Hostmonster on Rails

A client of mine recently moved their web hosting to Hostmonster, and I was tasked with migrating a Ruby on Rails application to the new server. I ran into a few snags.

First of all, I followed their tutorial.

The default rails welcome page worked fine, but I kept getting “Application Error” on everything else. The logs showed nothing. I found several message board posts pointing to the permissions on the “public” folder.  Dr. Chuck had the best article on the subject.

Dr. Chuck’s instructions fixed the problem for a month or two.  Then it stopped working again. I figured some server-side process had changed the permissions on my files. So, I set it up again. It still didn’t work.

I actually had to contact tech support. A couple of days later they responded with the solution (thankfully, this isn’t a mission-critical app). Hostmonster had recently updated to a newer version of Rails. So, I just commented out the version in the rails environment file:

#config/environment.rb
#...
#RAILS_GEM_VERSION = '1.2.5' unless defined? RAILS_GEM_VERSION

I believe that tells the application to use whatever version of rails it can find (the most recent version on the server). Since version 1.2.5 had apparently been replaced with 1.2.6, removing the declaration for 1.2.5 fixed the problem.

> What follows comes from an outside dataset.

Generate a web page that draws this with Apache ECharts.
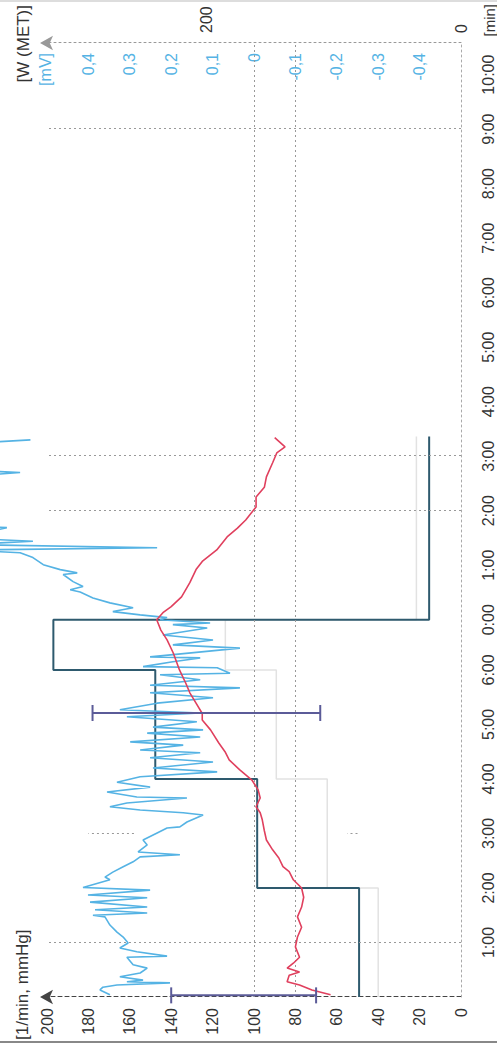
<!DOCTYPE html>
<html>
<head>
<meta charset="utf-8">
<script src="https://cdn.jsdelivr.net/npm/echarts@6/dist/echarts.min.js"></script>
<style>
  html, body { margin: 0; padding: 0; background: #fff; overflow: hidden; width: 497px; height: 1047px; }
  /* the printout is laid out on its side: draw landscape, then turn it a quarter left */
  #chart {
    position: absolute; left: 0; top: 0;
    width: 1047px; height: 497px;
    transform-origin: 0 0;
    transform: translate(0, 1047px) rotate(-90deg);
  }
</style>
</head>
<body>
<div id="chart"></div>
<script>
// Time in minutes since start of exercise; recovery starts at 6:55 (6.92 min)
const timeTicks  = [1, 2, 3, 4, 5, 6, 6.92, 7.92, 8.92, 9.92, 10.92, 11.92, 12.92, 13.92, 14.92, 15.92, 16.92];
const timeLabels = ['1:00', '2:00', '3:00', '4:00', '5:00', '6:00', '0:00', '1:00', '2:00', '3:00', '4:00', '5:00', '6:00', '7:00', '8:00', '9:00', '10:00'];
const gridTimes  = [1, 8.92, 9.92, 15.92];

const mvTicks = [-0.4, -0.3, -0.2, -0.1, 0, 0.1, 0.2, 0.3, 0.4];
const wTicks  = [0, 200];

// Workload steps [min, W]
const workload = [[0, 80], [2, 160], [4, 240], [6, 320], [6.92, 25], [10.28, 25]];
// Secondary (MET) steps, printed faintly [min, W-scale]
const metLevel = [[0, 65], [2, 105], [4, 145], [6, 185], [6.92, 35], [10.28, 35]];

// Heart rate [min, 1/min]
const heartRate = [
  [0.04, 63], [0.13, 72], [0.22, 78], [0.28, 84], [0.40, 83], [0.46, 78], [0.53, 84], [0.62, 81],
  [0.73, 78], [0.92, 80], [1.10, 79], [1.28, 77], [1.47, 79], [1.65, 77], [1.83, 76], [2.00, 77],
  [2.15, 81], [2.30, 83], [2.39, 86], [2.55, 88], [2.70, 91], [2.88, 94], [3.05, 95], [3.25, 96],
  [3.38, 97], [3.49, 99], [3.65, 97], [3.80, 98], [3.98, 101], [4.17, 107], [4.35, 112], [4.50, 114],
  [4.66, 117], [4.90, 121], [5.08, 125], [5.20, 125], [5.39, 128], [5.58, 131], [5.76, 133], [6.00, 136],
  [6.31, 139], [6.55, 142], [6.73, 145], [6.92, 147], [7.05, 144], [7.16, 140], [7.34, 135], [7.60, 131],
  [7.84, 128], [7.99, 125], [8.20, 118], [8.44, 113], [8.60, 108], [8.75, 104], [8.99, 99], [9.17, 99],
  [9.35, 95], [9.54, 94], [9.80, 91], [9.98, 89], [10.09, 85], [10.26, 90]
];

// ST level [min, mV]
const stLevel = [
  [0.04, 0.348], [0.13, 0.372], [0.18, 0.365], [0.22, 0.331], [0.26, 0.203], [0.28, 0.307], [0.31, 0.268],
  [0.37, 0.324], [0.44, 0.275], [0.53, 0.258], [0.59, 0.292], [0.73, 0.307], [0.75, 0.210], [0.83, 0.283],
  [0.90, 0.324], [0.99, 0.304], [1.10, 0.316], [1.19, 0.331], [1.32, 0.348], [1.47, 0.360], [1.50, 0.389],
  [1.54, 0.258], [1.60, 0.384], [1.65, 0.258], [1.74, 0.396], [1.82, 0.258], [1.87, 0.401], [1.96, 0.251],
  [2.01, 0.413], [2.15, 0.348], [2.20, 0.360], [2.29, 0.341], [2.39, 0.316], [2.48, 0.292], [2.57, 0.275],
  [2.61, 0.179], [2.66, 0.280], [2.79, 0.258], [2.88, 0.268], [3.01, 0.234], [3.10, 0.210], [3.12, 0.179],
  [3.21, 0.162], [3.34, 0.123], [3.38, 0.171], [3.43, 0.275], [3.49, 0.348], [3.56, 0.307], [3.65, 0.162],
  [3.67, 0.283], [3.76, 0.355], [3.85, 0.251], [3.94, 0.331], [4.04, 0.275], [4.13, 0.089], [4.20, 0.244],
  [4.31, 0.099], [4.39, 0.251], [4.48, 0.130], [4.53, 0.275], [4.62, 0.171], [4.68, 0.299], [4.77, 0.130],
  [4.84, 0.258], [4.90, 0.123], [4.95, 0.244], [5.05, 0.138], [5.14, 0.307], [5.21, 0.130], [5.27, 0.324],
  [5.39, 0.234], [5.49, 0.099], [5.58, 0.251], [5.67, 0.034], [5.72, 0.251], [5.82, 0.130], [5.91, 0.227],
  [5.94, 0.058], [6.04, 0.089], [6.06, 0.268], [6.15, 0.196], [6.22, 0.130], [6.24, 0.251], [6.40, 0.034],
  [6.46, 0.196], [6.55, 0.099], [6.64, 0.220], [6.77, 0.113], [6.83, 0.196], [6.86, 0.106], [6.92, 0.227],
  [6.96, 0.210], [7.01, 0.275], [7.07, 0.341], [7.14, 0.292], [7.23, 0.348], [7.32, 0.389], [7.43, 0.420],
  [7.47, 0.444], [7.53, 0.413], [7.62, 0.437], [7.75, 0.461], [7.78, 0.427], [7.84, 0.468], [7.93, 0.509],
  [8.06, 0.534], [8.15, 0.565], [8.20, 0.700], [8.24, 0.234], [8.30, 0.700], [8.36, 0.534], [8.42, 0.700],
  [8.61, 0.597], [8.66, 0.700], [9.55, 0.700], [9.62, 0.565], [9.67, 0.700], [10.15, 0.700], [10.22, 0.540]
];

// Blood pressure [min, systolic, diastolic]
const bloodPressure = [[0.03, 140, 70], [5.21, 178, 68]];

const TEXT = '#333';
const FONT = '"Liberation Sans", Arial, sans-serif';
const ST_BLUE = '#55b3e4';

const chart = echarts.init(document.getElementById('chart'), null, { renderer: 'svg' });

chart.setOption({
  animation: false,
  backgroundColor: '#fff',
  grid: { left: 50, right: 43, top: 47, bottom: 36 },
  xAxis: {
    type: 'value', min: 0, max: 17.5,
    axisLine: { show: true, lineStyle: { color: '#aaa', type: [2, 3], width: 1 } },
    axisTick: { show: false },
    splitLine: { show: false },
    axisLabel: {
      customValues: timeTicks, margin: 19, fontSize: 16, color: TEXT, fontFamily: FONT,
      formatter: v => {
        const i = timeTicks.findIndex(t => Math.abs(t - v) < 1e-6);
        return i >= 0 ? timeLabels[i] : '';
      }
    }
  },
  yAxis: [
    { // heart rate / blood pressure
      type: 'value', position: 'left', min: 0, max: 200, interval: 20,
      axisLine: { show: true, symbol: ['none', 'arrow'], symbolSize: [11, 13], symbolOffset: [0, 7],
        lineStyle: { color: '#444', type: [4, 3], width: 1 } },
      axisTick: { show: false }, splitLine: { show: false },
      axisLabel: { margin: 11, fontSize: 16, color: TEXT, fontFamily: FONT }
    },
    { // workload
      type: 'value', position: 'right', min: 0, max: 325,
      axisLine: { show: true, symbol: ['none', 'arrow'], symbolSize: [11, 13], symbolOffset: [0, 7],
        lineStyle: { color: '#999', type: [2, 3], width: 1 } },
      axisTick: { show: false }, splitLine: { show: false },
      axisLabel: { customValues: wTicks, margin: 10, fontSize: 16, color: TEXT, fontFamily: FONT }
    },
    { // ST level
      type: 'value', position: 'right', min: -0.5, max: 0.5,
      axisLine: { show: false }, axisTick: { show: false }, splitLine: { show: false },
      axisLabel: {
        inside: true, customValues: mvTicks, margin: 10, fontSize: 16, color: ST_BLUE, fontFamily: FONT,
        formatter: v => (Math.abs(v) < 1e-9 ? '0' : v.toFixed(1).replace('.', ','))
      }
    }
  ],
  series: [
    { // dotted grid
      type: 'line', yAxisIndex: 2, data: [], silent: true, symbol: 'none',
      markLine: {
        silent: true, symbol: 'none', label: { show: false },
        lineStyle: { color: '#999', type: [2, 3], width: 1 },
        data: [
          ...gridTimes.map(t => ({ xAxis: t })),
          { yAxis: 0 }, { yAxis: -0.1 },
          [{ coord: [3, 0.29] }, { coord: [3, 0.40] }],
          [{ coord: [3, -0.25] }, { coord: [3, -0.225] }]
        ]
      }
    },
    {
      name: 'MET', type: 'line', yAxisIndex: 1, data: metLevel, step: 'end', symbol: 'none',
      lineStyle: { color: '#e2e2e2', width: 1.5 }
    },
    {
      name: 'W', type: 'line', yAxisIndex: 1, data: workload, step: 'end', symbol: 'none',
      lineStyle: { color: '#2e5a6e', width: 2 }, z: 3
    },
    {
      name: 'ST', type: 'line', yAxisIndex: 2, data: stLevel, symbol: 'none', clip: false,
      lineStyle: { color: ST_BLUE, width: 1.6 }, z: 4
    },
    {
      name: 'HF', type: 'line', yAxisIndex: 0, data: heartRate, symbol: 'none',
      lineStyle: { color: '#e0405e', width: 1.6 }, z: 5
    },
    {
      name: 'RR', type: 'custom', yAxisIndex: 0, data: bloodPressure, z: 6,
      encode: { x: 0, y: [1, 2] },
      renderItem: (params, api) => {
        const t = api.value(0);
        const a = api.coord([t, api.value(1)]);
        const b = api.coord([t, api.value(2)]);
        const c = 8;
        const style = { stroke: '#5b5b98', lineWidth: 2 };
        return {
          type: 'group',
          children: [
            { type: 'line', shape: { x1: a[0], y1: a[1], x2: b[0], y2: b[1] }, style },
            { type: 'line', shape: { x1: a[0] - c, y1: a[1], x2: a[0] + c, y2: a[1] }, style },
            { type: 'line', shape: { x1: b[0] - c, y1: b[1], x2: b[0] + c, y2: b[1] }, style }
          ]
        };
      }
    }
  ],
  graphic: [
    { type: 'text', style: { x: 7, y: 22, text: '[1/min, mmHg]', font: '17px ' + FONT, fill: TEXT, align: 'left', verticalAlign: 'middle' } },
    { type: 'text', style: { x: 1042, y: 23, text: '[W (MET)]', font: '17px ' + FONT, fill: TEXT, align: 'right', verticalAlign: 'middle' } },
    { type: 'text', style: { x: 994, y: 45, text: '[mV]', font: '16px ' + FONT, fill: ST_BLUE, align: 'right', verticalAlign: 'middle' } },
    { type: 'text', style: { x: 1043, y: 489, text: '[min]', font: '15px ' + FONT, fill: TEXT, align: 'right', verticalAlign: 'middle' } },
    { type: 'line', shape: { x1: 5, y1: 0, x2: 5, y2: 497 }, style: { stroke: '#888', lineWidth: 2 } },
    { type: 'line', shape: { x1: 1046, y1: 0, x2: 1046, y2: 497 }, style: { stroke: '#ddd', lineWidth: 2 } }
  ]
});
</script>
</body>
</html>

The part that still confuses me is, I had tried generating the application from scratch while logged into the Hostmonster server (via ssh). Doing so still generated an environment.rb file for version 1.2.5.

Of course, the other part that confuses me is why did 1.2.5 stop working?  When I update my own servers with ‘gem update’, I keep old versions available for backwards compatibility of existing rails apps. As far as I know, there is no problem doing it this way. Am I wrong?

5 Responses

  1. I tried following the step given above, but receive the same error. Please guide.

  2. Sorry, I’m not sure I can help. I, too, had the same error pop up once more after Hostmonster helped the first time.

    This time, I instructed my client to deal with Hostmonster directly since there is little I could do.

    If they do provide another solution, I’d be interested in knowing what it is.

  3. The latest problem involved another upgrade. I hope they are notifying their customers of this kind of thing, but since I’m not their customer, it is hard for me to know.

    Anyway, the answer this time is in the blog post below:

    http://monsterails.wazoo.com.au/articles/2008/01/31/they-haved-destroyed-the-rails

    Change your .htaccess file to associate with fcgid instead of fastcgi.

  4. Hi Adam, Asghar,

    I remember getting an application error when HM upgraded from 1.2.5 to 1.2.6, but I’m not sure if it’s exactly the same as yours, however, here’s my solution (and one that DHH recommends as well). When hosting a Rails app in a shared hosting environment (like Hostmonster), always Freeze rails to your app:

    cd your_rails_app_folder
    rake rails:freeze:gems

    This places a full copy of the version of Rails you used with your app in your vendors folder. Then, whenever the host updates their rails, your app is still using your rails, so it won’t break if functionality is removed from rails in future versions. You can read DHH’s words about it here:

    http://weblog.rubyonrails.org/2006/3/31/freeze-is-cool-so-freeze-for-goodness-sake.

    Good luck and happy RoRing!
    tree

  5. Hostmonster as far as I can tell does not notify customers on upgrades. Maybe on their blog, I’ll ask my client if they received any email but I doubt it.

    I’m deploying a modified substruct application so I had to add gems and modify the gem path in my environment.rb file. And rails is frozen in the vendor directory so their upgrades won’t effect me. I have a capistrano task that changes the permissions. Capistrano has made this at least bearable.

    I have tried to talk to them about Passenger but to no avail. My app starts 103MB FastCGI processes when the page is hit and there is not much I can do except keep on them about Passenger.